OSSEO, Minn. — Minnesota school districts have made national headlines after reports of identity politics in the schools has caused outrage amongst some parents and conservative groups.
Now, some school officials are talking about the effects race-based curriculum has had on their schools.
In 2012, the Osseo Area School District hired Pacific Education Group (PEG) to help with the high suspension rate amongst its non-white students and achievement gap issue the schools faced. Last year, the school board cancelled its contract with the racial equity consultants after abiding by its suggestions for five years and watching the racial achievement gap grow.
“Our district made a number of changes, including hiring a full time director of educational equity to lead our changes,” Robert Gerhart, Chairman of the Osseo Area School Board told Alpha News. “PEG was brought in as an alleged expert, outside consulting and training resource that we would learn from in order to craft our own internal, long-term approach to racial educational equity.”
Gerhart says teachers and administrators became dependent on the PEG program instead of learning to internalize the teachings. Also, only half of Osseo’s teachers received the required PEG training in the five-year period.
According to its own website: “Founded by Glenn E. Singleton in 1992, Pacific Educational Group is committed to achieving racial equity in education. We engage in sustained partnerships with educational organizations to transform beliefs, behaviors, and results so people of all races can achieve at their highest levels and live their most empowered and powerful lives.”
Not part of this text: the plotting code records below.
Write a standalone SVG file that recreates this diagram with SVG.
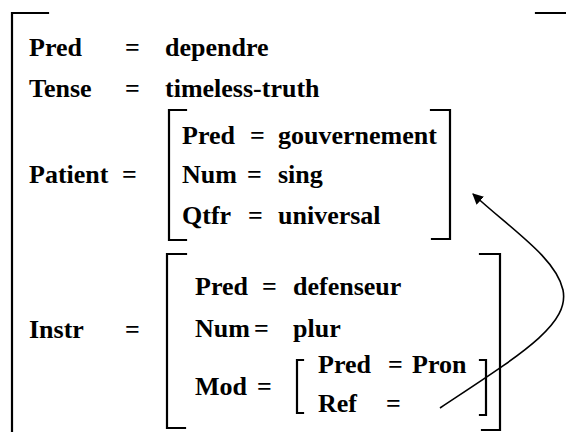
<svg xmlns="http://www.w3.org/2000/svg" width="566" height="432" viewBox="0 0 566 432">
<style>
.t{font-family:"Liberation Serif","Times New Roman",serif;font-size:26px;font-weight:bold;fill:#000}
.br{fill:none;stroke:#000;stroke-width:2.2;stroke-linecap:square}
.cn{fill:none;stroke:#000;stroke-width:1.6}
</style>
<defs>
<marker id="ah" viewBox="0 0 10 10" refX="9" refY="5" markerWidth="11" markerHeight="11" markerUnits="userSpaceOnUse" orient="auto">
<path d="M0,0 L10,5 L0,10 z" fill="#000"/>
</marker>
</defs>
<g id="outer">
<path class="br" d="M48,13 H12 V432"/>
<path class="br" d="M536,13 H566"/>
<text class="t" x="29" y="56">Pred</text>
<text class="t" x="125" y="56">=</text>
<text class="t" x="165" y="56">dependre</text>
<text class="t" x="29" y="97">Tense</text>
<text class="t" x="125" y="97">=</text>
<text class="t" x="165" y="97">timeless-truth</text>
<text class="t" x="29" y="183">Patient</text>
<text class="t" x="122" y="183">=</text>
<text class="t" x="29" y="338">Instr</text>
<text class="t" x="125" y="338">=</text>
</g>
<g id="patient">
<path class="br" d="M186,110 H169 V240 H186"/>
<path class="br" d="M431,110 H450 V239 H432"/>
<text class="t" x="182" y="144">Pred</text>
<text class="t" x="250" y="144">=</text>
<text class="t" x="278" y="144">gouvernement</text>
<text class="t" x="182" y="183">Num</text>
<text class="t" x="247" y="183">=</text>
<text class="t" x="278" y="183">sing</text>
<text class="t" x="182" y="224">Qtfr</text>
<text class="t" x="248" y="224">=</text>
<text class="t" x="278" y="224">universal</text>
</g>
<g id="instr">
<path class="br" d="M186,254 H167 V428 H185"/>
<path class="br" d="M480,254 H500 V430 H482"/>
<text class="t" x="195" y="295">Pred</text>
<text class="t" x="262" y="295">=</text>
<text class="t" x="293" y="295">defenseur</text>
<text class="t" x="195" y="337">Num</text>
<text class="t" x="254" y="337">=</text>
<text class="t" x="293" y="337">plur</text>
<text class="t" x="195" y="395">Mod</text>
<text class="t" x="257" y="395">=</text>
</g>
<g id="mod">
<path class="br" d="M303,360 H297 V413 H303"/>
<path class="br" d="M480,360 H486 V415 H480"/>
<text class="t" x="318" y="373">Pred</text>
<text class="t" x="388" y="373">=</text>
<text class="t" x="412" y="373">Pron</text>
<text class="t" x="318" y="412">Ref</text>
<text class="t" x="386" y="412">=</text>
</g>
<g id="connectors">
<path class="cn" d="M440,408 C520,355 570,325 563,290 C556,258 512,230 473,194" marker-end="url(#ah)"/>
</g>
</svg>
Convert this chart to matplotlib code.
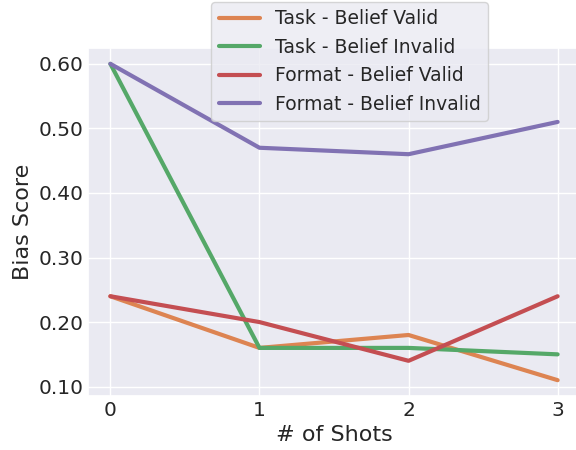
import numpy as np
import matplotlib
matplotlib.use("Agg")
import matplotlib.pyplot as plt
import seaborn as sns

sns.set_theme(style="darkgrid", palette="deep")

shots = [0, 1, 2, 3]
task_valid = [0.24, 0.16, 0.18, 0.11]
task_invalid = [0.60, 0.16, 0.16, 0.15]
format_valid = [0.24, 0.20, 0.14, 0.24]
format_invalid = [0.60, 0.47, 0.46, 0.51]
yticks = [0.10, 0.20, 0.30, 0.40, 0.50, 0.60]

pal = sns.color_palette("deep")

fig = plt.figure(figsize=(5.76, 4.5), dpi=100)
ax = fig.add_axes([88 / 576, 1 - 396 / 450, (580 - 88) / 576, (396 - 48) / 450])

ax.plot(shots, task_valid, color=pal[1], lw=3, label="Task - Belief Valid")
ax.plot(shots, task_invalid, color=pal[2], lw=3, label="Task - Belief Invalid")
ax.plot(shots, format_valid, color=pal[3], lw=3, label="Format - Belief Valid")
ax.plot(shots, format_invalid, color=pal[4], lw=3, label="Format - Belief Invalid")

ax.set_xticks(shots)
ax.set_yticks(yticks)
ax.set_yticklabels([f"{t:.2f}" for t in yticks])
ax.tick_params(labelsize=14.5, length=0, pad=3.5)
ax.set_xlabel("# of Shots", fontsize=16, labelpad=4)
ax.set_ylabel("Bias Score", fontsize=16, labelpad=4)

fig.legend(loc="upper left", bbox_to_anchor=(211 / 576, 1 - 2 / 450), fontsize=13.5,
           borderaxespad=0, handlelength=2.2)

fig.savefig("out.png", dpi=100)
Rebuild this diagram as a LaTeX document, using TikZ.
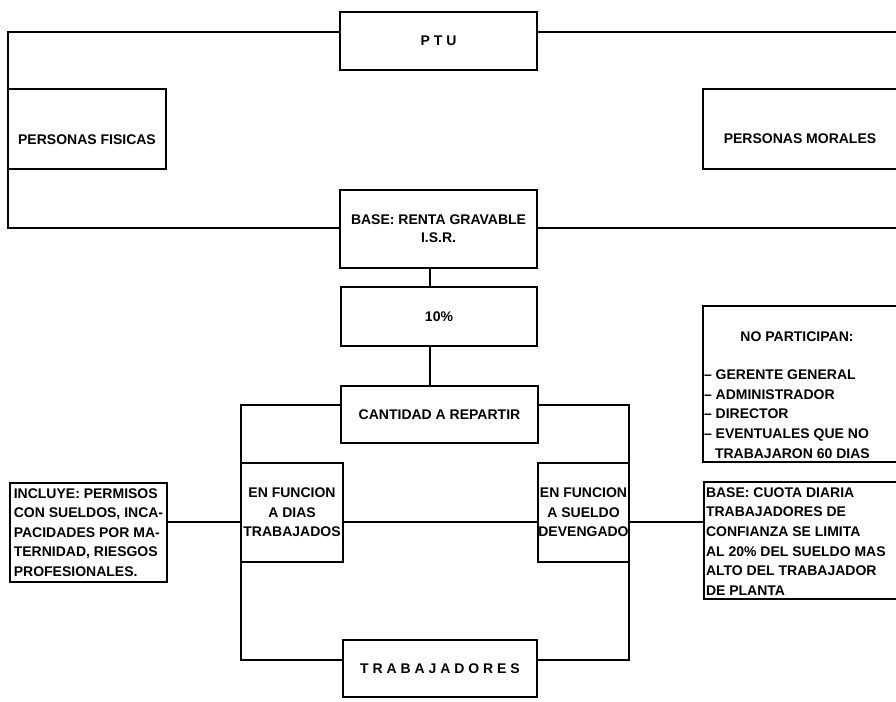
\documentclass[tikz,border=0pt]{standalone}
\usepackage{fontspec}
\setmainfont{Liberation Sans}
\newcommand\lsp{\hspace{3.9pt}}
\begin{document}
\begin{tikzpicture}[x=1pt,y=-1pt, line width=1.3pt, line join=miter,
  box/.style={draw, rectangle, inner sep=0pt, outer sep=0pt, align=center,
    font=\fontsize{14}{19.6}\selectfont\bfseries},
  txt/.style={inner sep=0pt, outer sep=0pt,
    font=\fontsize{14}{19.6}\selectfont\bfseries}]
\useasboundingbox (0,0) rectangle (896,701);
\clip (0,0) rectangle (896,701);

% boxes
\node[box, minimum width=197pt, minimum height=58pt] (ptu) at (438.5,41) {P\lsp T\lsp U};
\node[box, minimum width=158pt, minimum height=80pt] (pf) at (87,129) {};
\node[txt] (pft) at (87,140) {PERSONAS FISICAS};
\node[box, minimum width=207pt, minimum height=80pt] (pm) at (806.5,129) {};
\node[txt] (pmt) at (800,139) {PERSONAS MORALES};
\node[box, minimum width=197pt, minimum height=78pt] (base) at (438.5,229) {BASE: RENTA GRAVABLE\\[-1.6pt]I.S.R.};
\node[box, minimum width=196pt, minimum height=59pt] (diez) at (439,316.5) {10\%};
\node[box, minimum width=197pt, minimum height=57pt] (cant) at (439.5,414.5) {CANTIDAD A REPARTIR};
\node[box, minimum width=102pt, minimum height=99pt] (dias) at (292,512.5) {EN FUNCION\\A DIAS\\TRABAJADOS};
\node[box, minimum width=91pt, minimum height=99pt] (sueldo) at (583.5,512.5) {EN FUNCION\\A SUELDO\\DEVENGADO};
\node[box, minimum width=194pt, minimum height=57pt] (trab) at (440,668.5)
  {T\lsp R\lsp A\lsp B\lsp A\lsp J\lsp A\lsp D\lsp O\lsp R\lsp E\lsp S};
\node[box, align=left, minimum width=157pt, minimum height=99pt] (incl) at (88.5,532.5)
  {INCLUYE: PERMISOS\\CON SUELDOS, INCA-\\PACIDADES POR MA-\\TERNIDAD, RIESGOS\\PROFESIONALES.};
\node[box, minimum width=207pt, minimum height=156pt] (nop) at (806.5,384) {};
\node[txt] (nopt) at (797,337) {NO PARTICIPAN:};
\node[txt, anchor=west, align=left] (nopl) at (704,414)
  {– GERENTE GENERAL\\– ADMINISTRADOR\\– DIRECTOR\\– EVENTUALES QUE NO\\\hspace*{11pt}TRABAJARON 60 DIAS};
\node[box, minimum width=206pt, minimum height=117pt] (cuota) at (807,540.5) {};
\node[txt, anchor=west, align=left] (cuotat) at (706,541.5)
  {BASE: CUOTA DIARIA\\TRABAJADORES DE\\CONFIANZA SE LIMITA\\AL 20\% DEL SUELDO MAS\\ALTO DEL TRABAJADOR\\DE PLANTA};

% outer frame
\coordinate (tl) at (8,32);
\coordinate (bl) at (8,228);
\coordinate (tr) at (900,32);
\coordinate (br) at (900,228);
\draw (ptu.west |- tl) -- (tl) -- (bl) -- (base.west |- bl);
\draw (ptu.east |- tl) -- (tr);
\draw (base.east |- bl) -- (br);

% vertical chain
\coordinate (xs) at (430,0);
\draw (base.south -| xs) -- (diez.north -| xs);
\draw (diez.south -| xs) -- (cant.north -| xs);

% brackets
\coordinate (yt) at (0,405);
\coordinate (yb) at (0,660);
\coordinate (ym) at (0,522);
\draw (cant.west |- yt) -- (dias.north west |- yt) -- (dias.north west);
\draw (dias.south west) -- (dias.south west |- yb) -- (trab.west |- yb);
\draw (cant.east |- yt) -- (sueldo.north east |- yt) -- (sueldo.north east);
\draw (sueldo.south east) -- (sueldo.south east |- yb) -- (trab.east |- yb);

% middle horizontal line
\draw (incl.east |- ym) -- (dias.west |- ym);
\draw (dias.east |- ym) -- (sueldo.west |- ym);
\draw (sueldo.east |- ym) -- (cuota.west |- ym);
\end{tikzpicture}
\end{document}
Gerhart describes PEG as a nothing more than a temporary program to educate teachers on better understanding “racial educational equity,” Gerhart notes the program did not pan out as intended. His concerns with the PEG platform were multifaceted.
“After five years and millions of dollars spent, academic achievement among our students of color has actually slipped,” Gerhart revealed.
While the exact dollar figure the school has paid out to PEG is unclear, Osseo paid $152,000 for the 2016-2017 school year. As Alpha News first reported in March, after much discussion, the school board decided not to renew the contract at a meeting in April. Along with Osseo, public schools in Edina, Eden Prairie, Wayzata, Rochester, Minneapolis and St. Paul have all contracted with PEG.
What is clear for Osseo according to statistics obtained from Minnesota’s Department of Education, math scores for black students in the School District have steadily declined, dropping from 33 percent in 2014 (which was above the statewide level) to 29 percent in 2017. In the same time period, math scores for white students remain largely unchanged at 73 percent. In reading, black students maintained a 36 percent proficiency in the same time period, while the gap with their white counterparts grew from 73 percent in 2014 to 74 percent in 2017.
Gerhart also reveals PEG used institutional racism and whiteness as explanations for high suspension rates for black students. While conceding there may be some truth to this idea, Gerhart states it has translated to a lack of discipline for black students.
“Once that happens, you end up with a racist double standard for acceptable behavior, in which certain groups believe they are untouchable and too many staff either agree or fear being fired as a racist for daring to try to maintain order,” Gerhart explains. “It doesn’t help when groups like ISAIAH make similar demands to have school districts stop suspending students of color for ‘non-violent’ offenses (i.e., Who gets to define “violent”? A threat to kill somebody is not technically ‘violent’ yet seems to be worthy of removal from school).”
Gerhart also describes the situation teachers faced, he directs some of the blame to the PEG program.
“The problem is hard to fix when you have good teachers who are thinking about quitting, but you can’t help them because you’ve been sworn to not reveal their names,” Gerhart told Alpha News. “We have a staff that is currently about 80% white, so in effect we are using taxpayer money to systematically shame 4/5ths of our staff for simply being born.”
Gerhart describes an environment where teachers were afraid to step forward – teachers who were physically and verbally threatened and abused on a daily basis by their students.
“PEG has instilled a culture of fear among a number of teachers,” Gerhart states. “PEG likes to talk about having ‘courageous conversations,’ however in reality they have a number of ‘protocols’ in place that you have to agree and adhere to before taking part in the ‘conversation.’ These protocols frame the context of the discussion before the conversation even takes place, in essence disallowing true discussion much less debate or disagreement. If a person does not agree to these basic protocols, it is regarded as evidence of that person’s inherent racism. And remember, according to PEG, all white people are inherently racist no matter what, so a number of our teachers simply keep their mouths shut for fear of being labeled “racist” and getting fired or bullied out of their jobs.”
In 2016, the Osseo School Board had heard enough from teachers and administrators. They voted to end their relationship with PEG at the end of the 2017-2018 school year. Instead, the school will look at other ways to instill racial equity training and closing the achievement gap.
For Gerhart, the product provided by PEG is a disaster, but he felt it did one good thing – “I think that our efforts have raised our staff and administration’s awareness of how little they may know about other cultures, and the unintended negative effects that such unawareness can cause.”